* WORK TO COMPLETE *
Check each line of the records for "this"; collect those that have it.

* DATA LINES *
((

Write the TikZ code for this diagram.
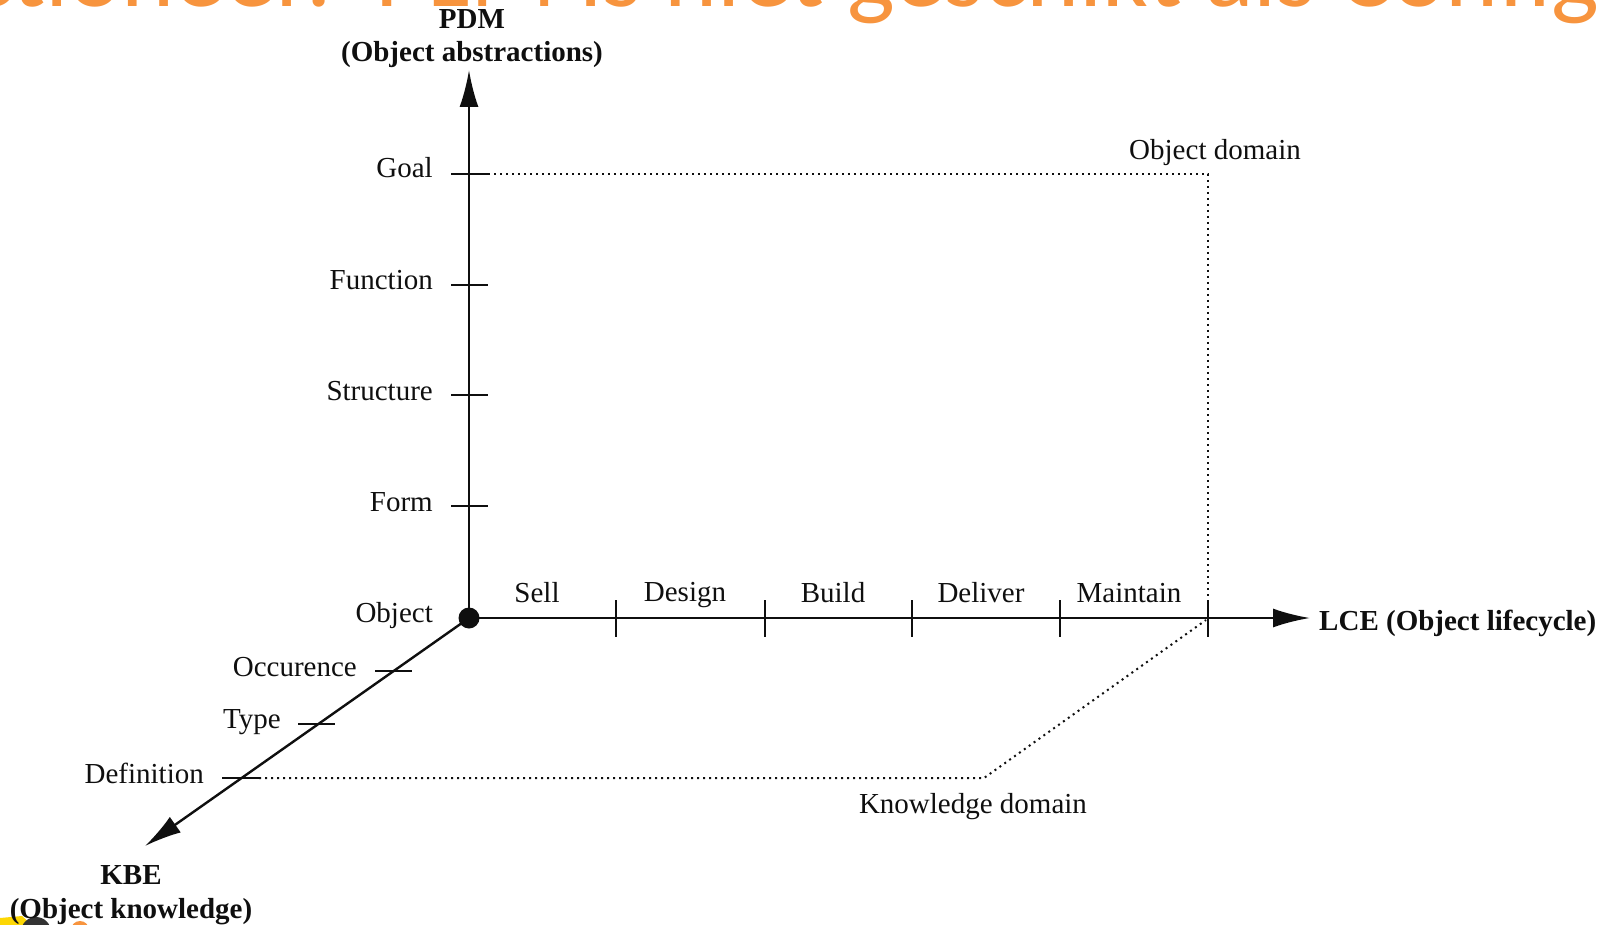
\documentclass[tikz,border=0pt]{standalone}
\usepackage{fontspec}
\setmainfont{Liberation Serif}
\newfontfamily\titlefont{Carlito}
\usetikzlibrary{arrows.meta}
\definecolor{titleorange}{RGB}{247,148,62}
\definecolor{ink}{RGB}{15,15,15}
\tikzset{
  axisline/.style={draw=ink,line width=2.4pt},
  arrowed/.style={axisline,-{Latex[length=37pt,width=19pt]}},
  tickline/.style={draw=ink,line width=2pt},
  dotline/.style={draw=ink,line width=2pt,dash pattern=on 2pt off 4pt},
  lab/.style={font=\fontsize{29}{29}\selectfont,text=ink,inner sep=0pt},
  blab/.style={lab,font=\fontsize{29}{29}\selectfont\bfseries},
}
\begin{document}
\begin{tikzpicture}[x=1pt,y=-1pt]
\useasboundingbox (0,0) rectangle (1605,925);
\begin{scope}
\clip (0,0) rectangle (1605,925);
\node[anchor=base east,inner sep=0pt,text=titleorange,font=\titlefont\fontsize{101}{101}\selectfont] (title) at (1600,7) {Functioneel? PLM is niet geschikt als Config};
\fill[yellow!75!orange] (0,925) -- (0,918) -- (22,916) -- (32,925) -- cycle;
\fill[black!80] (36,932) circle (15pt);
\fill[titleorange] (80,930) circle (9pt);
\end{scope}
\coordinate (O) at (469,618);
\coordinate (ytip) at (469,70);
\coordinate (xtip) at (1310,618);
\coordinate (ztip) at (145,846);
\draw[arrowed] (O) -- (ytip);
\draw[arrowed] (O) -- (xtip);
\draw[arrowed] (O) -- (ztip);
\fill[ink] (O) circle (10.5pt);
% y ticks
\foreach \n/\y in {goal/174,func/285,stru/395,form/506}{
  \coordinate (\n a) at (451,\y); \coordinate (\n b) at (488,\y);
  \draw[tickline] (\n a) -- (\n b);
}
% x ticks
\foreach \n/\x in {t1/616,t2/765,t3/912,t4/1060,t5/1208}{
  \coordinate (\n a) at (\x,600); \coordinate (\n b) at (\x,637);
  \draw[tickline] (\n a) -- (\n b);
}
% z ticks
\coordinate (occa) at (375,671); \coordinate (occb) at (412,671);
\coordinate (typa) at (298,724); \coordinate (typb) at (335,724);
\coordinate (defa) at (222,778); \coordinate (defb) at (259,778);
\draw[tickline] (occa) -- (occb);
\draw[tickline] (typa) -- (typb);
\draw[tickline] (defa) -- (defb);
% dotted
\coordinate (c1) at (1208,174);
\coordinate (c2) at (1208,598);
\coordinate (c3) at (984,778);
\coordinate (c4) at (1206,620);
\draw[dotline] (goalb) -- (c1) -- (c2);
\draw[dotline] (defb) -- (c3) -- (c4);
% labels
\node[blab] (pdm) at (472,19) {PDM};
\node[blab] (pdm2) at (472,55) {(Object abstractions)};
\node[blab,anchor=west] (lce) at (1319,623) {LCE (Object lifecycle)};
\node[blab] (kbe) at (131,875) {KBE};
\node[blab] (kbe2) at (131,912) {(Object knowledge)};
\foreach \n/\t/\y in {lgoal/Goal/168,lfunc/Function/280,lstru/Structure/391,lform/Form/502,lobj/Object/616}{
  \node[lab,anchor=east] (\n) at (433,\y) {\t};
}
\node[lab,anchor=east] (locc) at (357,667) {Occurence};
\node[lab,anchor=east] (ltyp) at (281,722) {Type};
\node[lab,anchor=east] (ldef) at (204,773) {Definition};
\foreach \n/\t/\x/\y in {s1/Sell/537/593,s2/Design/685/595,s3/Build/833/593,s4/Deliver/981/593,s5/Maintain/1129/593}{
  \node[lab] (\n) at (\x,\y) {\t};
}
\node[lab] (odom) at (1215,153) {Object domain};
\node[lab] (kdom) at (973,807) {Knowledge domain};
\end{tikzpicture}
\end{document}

))
((

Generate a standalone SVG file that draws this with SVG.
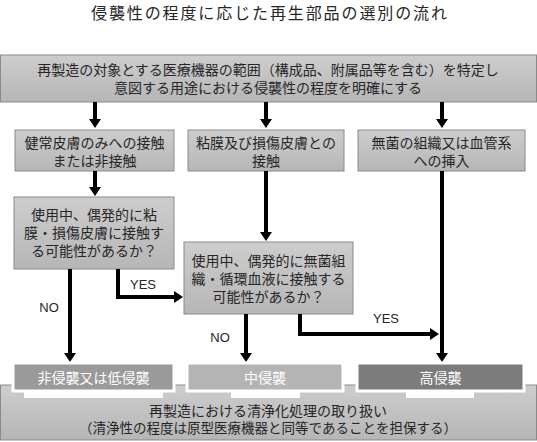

))

* RESULT *
Write the TikZ code for this diagram.
Generate a standalone SVG file that draws this with SVG.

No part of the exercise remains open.